A lifetime problem

struct S<'a>

{

    s:&'a str,

    d:String,

}

impl <'a> S<'a>

{

    fn new<'b>()->S<'b>

    {

        S

        {

            s:"",

            d:"".to_string(),

        }

    }

    fn f1(&mut self,s:&'a String)

    {

        let v:Vec<_>=s.split('=').collect();

        if v.len()>0

        {

            self.s=v[0];

        }

    }

    fn f2(& mut self,input:&[u8])

    {

        let v=Vec::from(input);

        let s=String::from_utf8(v);

        if s.is_ok()

        {

            let s=s.unwrap();

            self.d=s;

            self.f1(&self.d);

        }

    }

}

fn main() {}

how can i solve this problem?

Please format the code according to this topic - it's hard to understand right now.

2 Likes

The code is still hard to read because there are blank lines in between every line of code. rustfmt will clean this up for you.

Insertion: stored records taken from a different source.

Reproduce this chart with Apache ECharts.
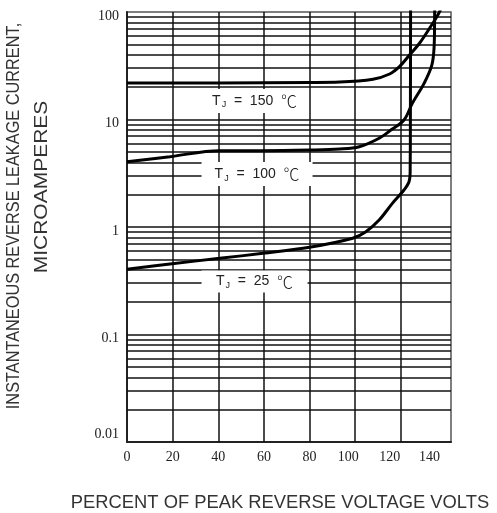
<!DOCTYPE html>
<html><head><meta charset="utf-8">
<script src="https://cdn.jsdelivr.net/npm/echarts@6/dist/echarts.min.js"></script>
<style>html,body{margin:0;padding:0;background:#fff}#c{width:497px;height:513px}</style>
</head><body><div id="c"></div>
<script>
// ---- data ----
const xTicks = [0, 20, 40, 60, 80, 100, 120, 140];
const yTickLabels = ['0.01', '0.1', '1', '10', '100'];
const xGridValues = [20, 40, 60, 80, 100, 120];
const decades = [0.01, 0.1, 1, 10];
const minorSteps = [1, 2, 3, 4, 5, 6, 7, 8, 9];

const t25X = [0, 18.8, 40.6, 59.6, 80, 98.9, 104.7, 110.5, 116.3, 121.4, 123.6, 124.1, 124.2, 124.3];
const t25Y = [0.404, 0.453, 0.511, 0.569, 0.647, 0.785, 0.904, 1.16, 1.66, 2.21, 2.64, 3.3, 10, 150];

const t100X = [0, 18.8, 40.6, 59.6, 80, 93.2, 101.8, 110.5, 116.3, 121.4, 125.1, 130.2, 133.6, 134.6, 134.8, 134.9];
const t100Y = [4.05, 4.51, 5.13, 5.13, 5.2, 5.31, 5.58, 6.69, 8.16, 9.89, 14.2, 21.7, 32.1, 47.6, 80, 150];

const t150X = [0, 40, 80, 93.2, 107.8, 115.1, 119.4, 123.8, 128.2, 132.6, 137, 138.5];
const t150Y = [21.8, 21.9, 22.1, 22.3, 23.7, 26.5, 31.0, 39.8, 51.2, 70.5, 100.7, 130];

const curveTemps = ['150', '100', '25'];
const labelAnchorX = [55.9, 57.0, 55.9];
const labelAnchorY = [14.86, 3.11, 0.311];

// ---- build ----
const pairs = (xs, ys) => xs.map((x, i) => [x, ys[i]]);
const minorVals = [];
decades.forEach(d => minorSteps.forEach(k => { if (!(d === 0.01 && k === 1)) minorVals.push(+(d * k).toPrecision(3)); }));

const gridLineData = minorVals.map(v => ({ yAxis: v })).concat(xGridValues.map(v => ({ xAxis: v })));

const labelBoxes = [[96, 24], [111, 24], [106, 22]];
const rich = {
  t: { fontFamily: 'Liberation Sans', fontSize: 14, color: '#222' },
  j: { fontFamily: 'Liberation Sans', fontSize: 9, color: '#222', verticalAlign: 'bottom', padding: [8, 0, 0, 1] },
  e: { fontFamily: 'Liberation Sans', fontSize: 14, color: '#222' },
  c: { fontFamily: 'Noto Sans CJK SC', fontSize: 16, fontWeight: 300, color: '#222' }
};
function tempLabel(i) {
  return {
    symbol: 'rect', symbolSize: labelBoxes[i], silent: true, z: 20,
    itemStyle: { color: '#fff' },
    label: { show: true, position: 'inside', formatter: '{t|T}{j|J}{e|  =  ' + curveTemps[i] + '  }{c|℃}', rich: rich },
    data: [{ coord: [labelAnchorX[i], labelAnchorY[i]] }]
  };
}
const curveStyle = { color: '#000', width: 3 };
function curve(xs, ys, i) {
  return {
    type: 'line', data: pairs(xs, ys), showSymbol: false, symbol: 'none',
    smooth: 0.35, lineStyle: curveStyle, z: 5, silent: true,
    markPoint: tempLabel(i)
  };
}
const xShift = { 100: 14, 120: 22, 140: 34 };

const chart = echarts.init(document.getElementById('c'), null, { renderer: 'canvas' });
chart.setOption({
  animation: false,
  backgroundColor: '#fff',
  grid: { left: 127, right: 46, top: 12, bottom: 71, show: true, borderColor: '#555', borderWidth: 1.5, backgroundColor: 'transparent' },
  xAxis: {
    type: 'value', min: 0, max: 142, interval: 20,
    axisLine: { show: true, lineStyle: { color: '#222', width: 2 } },
    axisTick: { show: false },
    splitLine: { show: false },
    axisLabel: {
      showMaxLabel: false, margin: 8,
      fontFamily: 'Liberation Serif', fontSize: 14, color: '#222',
      rich: { s100: { padding: [0, 14, 0, 0] }, s120: { padding: [0, 22, 0, 0] }, s140: { padding: [0, 34, 0, 0] } },
      formatter: v => {
        if (xTicks.indexOf(v) < 0) return '';
        return xShift[v] ? '{s' + v + '|' + v + '}' : String(v);
      }
    }
  },
  yAxis: {
    type: 'log', logBase: 10, min: 0.01, max: 100,
    axisLine: { show: true, lineStyle: { color: '#222', width: 2 } },
    axisTick: { show: false },
    splitLine: { show: false },
    axisLabel: {
      margin: 8, padding: [8, 0, 0, 0],
      fontFamily: 'Liberation Serif', fontSize: 14, color: '#222',
      rich: { low: { padding: [0, 0, 24, 0] } },
      formatter: v => {
        const i = Math.round(Math.log10(v)) + 2;
        const s = yTickLabels[i] || '';
        return i === 0 ? '{low|' + s + '}' : s;
      }
    }
  },
  graphic: [
    { type: 'text', x: 14, y: 216, rotation: Math.PI / 2, scaleX: 0.906, silent: true,
      style: { text: 'INSTANTANEOUS REVERSE LEAKAGE CURRENT,', x: 0, y: 0, align: 'center', verticalAlign: 'middle', font: '18px "Liberation Sans"', fill: '#333' } },
    { type: 'text', x: 42, y: 187, rotation: Math.PI / 2, scaleX: 1.2, silent: true,
      style: { text: 'MICROAMPERES', x: 0, y: 0, align: 'center', verticalAlign: 'middle', font: '17.5px "Liberation Sans"', fill: '#333' } },
    { type: 'text', x: 280, y: 503, scaleX: 1.02, silent: true,
      style: { text: 'PERCENT OF PEAK REVERSE VOLTAGE VOLTS', x: 0, y: 0, align: 'center', verticalAlign: 'middle', font: '18px "Liberation Sans"', fill: '#333' } }
  ],
  series: [
    {
      type: 'line', data: [], silent: true, z: 1,
      markLine: {
        silent: true, symbol: ['none', 'none'], z: 1, animation: false,
        label: { show: false },
        lineStyle: { color: '#111', width: 1.5, type: 'solid' },
        emphasis: { disabled: true },
        data: gridLineData
      }
    },
    curve(t150X, t150Y, 0),
    curve(t100X, t100Y, 1),
    curve(t25X, t25Y, 2)
  ]
});
</script>
</body></html>
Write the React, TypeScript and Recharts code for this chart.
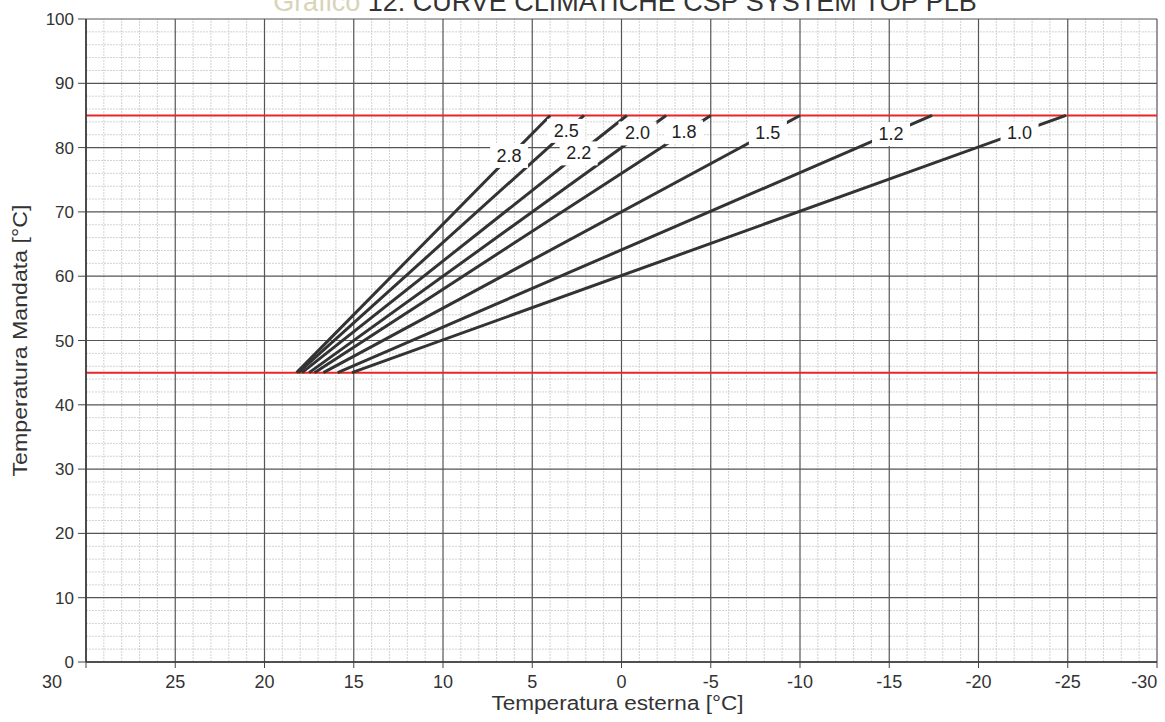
import React from 'react';
import {
  LineChart, Line, XAxis, YAxis, ReferenceLine, ReferenceDot,
} from 'recharts';

// curve names and end points (Te in °C, T mandata in °C)
const curveNames = ['2.8', '2.5', '2.2', '2.0', '1.8', '1.5', '1.2', '1.0'];
const curveStartX = [18.2, 18.1, 17.9, 17.5, 17.2, 16.7, 15.9, 15.1];
const curveStartY = [45, 45, 45, 45, 45, 45, 45, 45];
const curveEndX = [4.0, 2.1, -0.3, -2.5, -5.0, -10.0, -17.4, -24.9];
const curveEndY = [85, 85, 85, 85, 85, 85, 85, 85];
const labelX = [6.3, 3.1, 2.4, -0.9, -3.5, -8.2, -15.1, -22.3];
const labelY = [78.7, 82.6, 79.1, 82.2, 82.4, 82.3, 82.1, 82.2];

const limitLines = [85, 45];

const xTicks = [30, 25, 20, 15, 10, 5, 0, -5, -10, -15, -20, -25, -30];
const yTicks = [0, 10, 20, 30, 40, 50, 60, 70, 80, 90, 100];
const xMinor = Array.from({ length: 61 }, (_, i) => 30 - i).filter(v => v % 5 !== 0);
const yMinor = Array.from({ length: 51 }, (_, i) => i * 2).filter(v => v % 10 !== 0);

const FONT = "'Liberation Sans', Arial, sans-serif";

const XTick = ({ x, y, payload }: any) => {
  let shift = 0;
  if (payload.value === 30) shift = -34;
  if (payload.value === -30) shift = -10;
  return (
    <text x={x + shift} y={y + 18} textAnchor="middle" fontSize={18}
      fontFamily={FONT} fill="#333">
      {payload.value}
    </text>
  );
};

const YTick = ({ x, y, payload }: any) => (
  <text x={x - 2} y={y + 6} textAnchor="end" fontSize={17} fontFamily={FONT} fill="#333">
    {payload.value}
  </text>
);

const YLabel = ({ viewBox }: any) => {
  const cy = viewBox.y + viewBox.height / 2;
  return (
    <text x={27} y={cy} transform={`rotate(-90, 27, ${cy})`} textAnchor="middle"
      fontSize={20} fontFamily={FONT} fill="#333" textLength={272} lengthAdjust="spacingAndGlyphs">
      Temperatura Mandata [°C]
    </text>
  );
};

const XLabel = ({ viewBox }: any) => {
  const cx = viewBox.x + viewBox.width / 2;
  return (
    <text x={cx - 4} y={710} textAnchor="middle" fontSize={20} fontFamily={FONT} fill="#333"
      textLength={252} lengthAdjust="spacingAndGlyphs">
      Temperatura esterna [°C]
    </text>
  );
};

const CurveLabel = ({ cx, cy, text }: any) => (
  <g>
    <rect x={cx - 19} y={cy - 12} width={38} height={24} fill="#fff" />
    <text x={cx} y={cy + 6} textAnchor="middle" fontSize={18} fontFamily={FONT} fill="#222">
      {text}
    </text>
  </g>
);

export default function App() {
  const curves = curveNames.map((name, i) => ({
    name,
    data: [
      { x: curveStartX[i], y: curveStartY[i] },
      { x: curveEndX[i], y: curveEndY[i] },
    ],
  }));

  return (
    <div style={{ position: 'absolute', left: 0, top: 0, width: 1165, height: 722, background: '#fff', overflow: 'hidden' }}>
      <div style={{
        position: 'absolute', top: -13, left: 0, width: 1250, textAlign: 'center',
        fontFamily: FONT, fontSize: 27, color: '#333', whiteSpace: 'nowrap',
      }}>
        <span style={{ color: '#d8d4b8' }}>Grafico </span>12: CURVE CLIMATICHE CSP SYSTEM TOP PLB
      </div>
      <LineChart width={1165} height={722} margin={{ top: 19, right: 8, left: 16, bottom: 0 }}
        style={{ position: 'absolute', left: 0, top: 0 }}>
        <XAxis dataKey="x" type="number" domain={[-30, 30]} reversed ticks={xTicks}
          allowDataOverflow height={60} tick={<XTick />} tickLine={{ stroke: '#444' }} tickSize={6}
          axisLine={{ stroke: '#333', strokeWidth: 1.5 }} label={<XLabel />} />
        <YAxis type="number" domain={[0, 100]} ticks={yTicks} width={70}
          tick={<YTick />} tickLine={{ stroke: '#444' }} tickSize={8}
          axisLine={{ stroke: '#333', strokeWidth: 1.5 }} label={<YLabel />} />

        {xMinor.map(v => (
          <ReferenceLine key={`xm${v}`} x={v} stroke="#d2d2d2" strokeWidth={1} strokeDasharray="2 1" />
        ))}
        {yMinor.map(v => (
          <ReferenceLine key={`ym${v}`} y={v} stroke="#d2d2d2" strokeWidth={1} strokeDasharray="2 1" />
        ))}
        {xTicks.map(v => (
          <ReferenceLine key={`xM${v}`} x={v} stroke="#555" strokeWidth={1.2} />
        ))}
        {yTicks.map(v => (
          <ReferenceLine key={`yM${v}`} y={v} stroke="#555" strokeWidth={1.2} />
        ))}
        {limitLines.map(v => (
          <ReferenceLine key={`lim${v}`} y={v} stroke="#e8262a" strokeWidth={2} />
        ))}

        {curves.map(c => (
          <Line key={c.name} data={c.data} dataKey="y" type="linear" stroke="#333"
            strokeWidth={3} dot={false} activeDot={false} isAnimationActive={false} />
        ))}

        {curveNames.map((name, i) => (
          <ReferenceDot key={`lab${name}`} x={labelX[i]} y={labelY[i]} r={0}
            ifOverflow="visible"
            shape={(p: any) => <CurveLabel cx={p.cx} cy={p.cy} text={name} />} />
        ))}
      </LineChart>
    </div>
  );
}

In f2 you are trying to make the struct self-referential, that is, to make self.s refer to (part of) self.d. This is occasionally useful but very tricky to do in a way that is provably correct, so the usual advice is to avoid self-referential data structures entirely (for example, just use String).

In many other languages this would work implicitly, either by copying strings or by garbage collection. In Rust you have to be a bit more explicit about these things. This is by design.

If you are struggling to find a way to avoid self-reference, someone might be able to suggest an alternative design, if you explain what it is you're trying to write.

I would guess this person is on windows and the double newlines are actually a carriage return followed by a newline, but non-windows systems interpret it as two newlines.